Answer: Stretch can let you wear a trimmer size without losing mobility, especially in pants through the thigh and seat. However, stretch doesn’t fix short sleeves, narrow shoulders, or a rise that doesn’t match your body—those are pattern issues. Use stretch as a comfort buffer, not as a reason to ignore measurements.
Takeaway: Stretch helps movement, but it can’t correct the wrong proportions.
FAQ 14: What if my waist fits but my thighs don’t?
Answer: Choose pants based on thigh and seat comfort first, then manage the waist with a belt or waistband adjusters if available. If sizing up fixes thighs but makes the waist too large, look for cuts labeled as “wide,” “relaxed,” or styles with more room in the upper leg while keeping a manageable waist. For kneeling work, also confirm knee articulation and kneepad pocket placement.

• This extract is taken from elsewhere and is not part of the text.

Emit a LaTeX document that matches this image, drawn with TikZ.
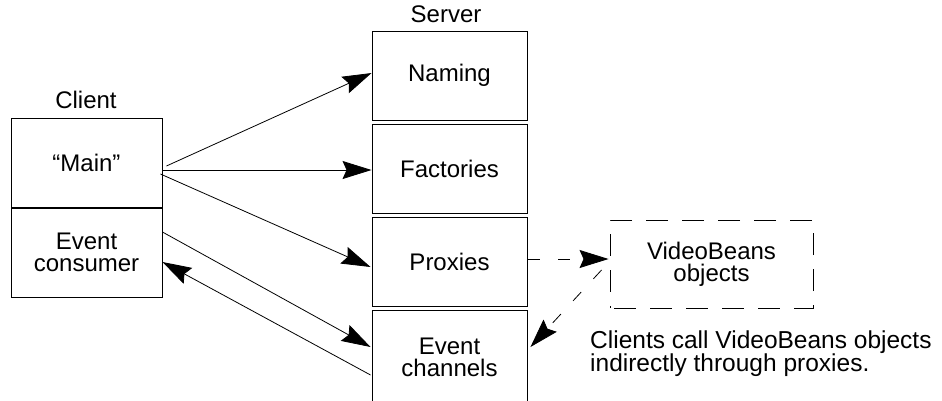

Takeaway: Fit the working muscles (thigh/seat), then tune the waist.
FAQ 15: How can I sanity-check a size chart before ordering?
Answer: Compare at least two key measurements to a garment you already own: for jackets, pit-to-pit and shoulder; for pants, waist and thigh (plus rise if you kneel a lot). Confirm whether the chart is body or garment measurements, and verify the units (cm vs inches). If one measurement is borderline, decide based on your work movement and layering needs rather than the label.
Takeaway: Two measurements and unit confirmation prevent most sizing regrets.